On April 14, citizens of Africa's most populous country will go to the polls to elect state governors. One week later they'll also elect their senators, representatives and a new president. If all goes smoothly, it will mark the first time in Nigeria's tumultuous history that one democratically elected civilian government has handed over power to another. Rarely on Africa's long and troubled road to democracy has there been a more important turning point.
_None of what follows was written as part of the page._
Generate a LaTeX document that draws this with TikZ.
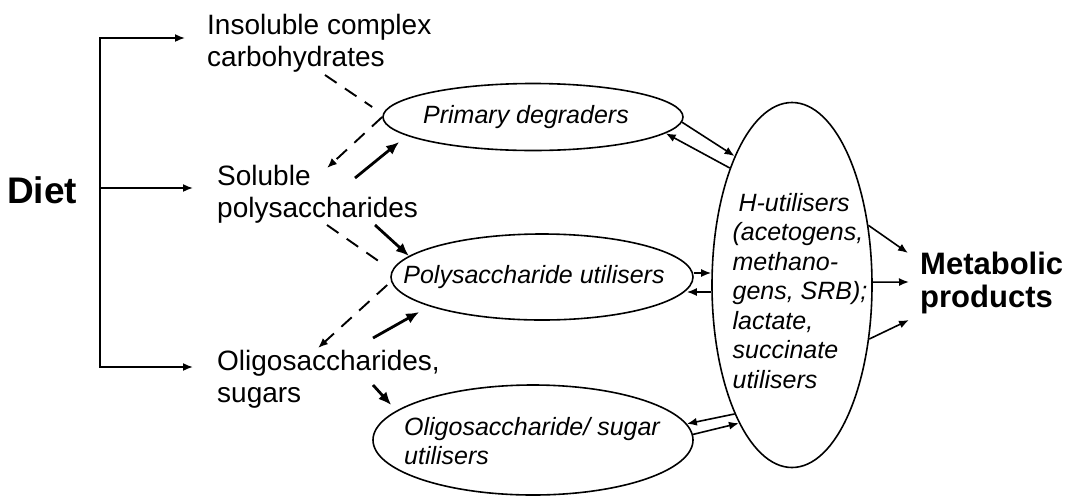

With a population of 130 million (one in six Africans is a Nigerian) and one of the continent's largest and most experienced armies, Nigeria plays an important peacekeeping role in the troubled West African subregion. It also happens to be home to some of the greatest reserves of hydrocarbons outside the Middle East. A key source of oil for Europe and North America for more than forty years, and the site of major operations by oil companies including Shell and Exxon, Nigeria is the fifth-largest supplier of oil to the United States. Both the United States and Britain--the former colonial power--treat it (along with South Africa) as an anchor of their Africa policy.
Sadly, though, the initial indications regarding the elections have not been promising. President Olusegun Obasanjo, a darling of Western business interests, has appeared reluctant to leave office; last year he attempted, somewhat ham-handedly, to engineer a movement to amend the Constitution's clause on term limits. The power grab failed, but Obasanjo has left Nigerians in no doubt about his intentions to stage-manage the country from beyond the political grave. At its nominating convention in December, the ruling People's Democratic Party (PDP) chose a relative unknown--Katsina governor Umaru Yar'Adua, a staunch Obasanjo loyalist--as its presidential candidate, bypassing several far more prominent figures in the party. Yar'Adua has insisted he will be his own man, but few believe him.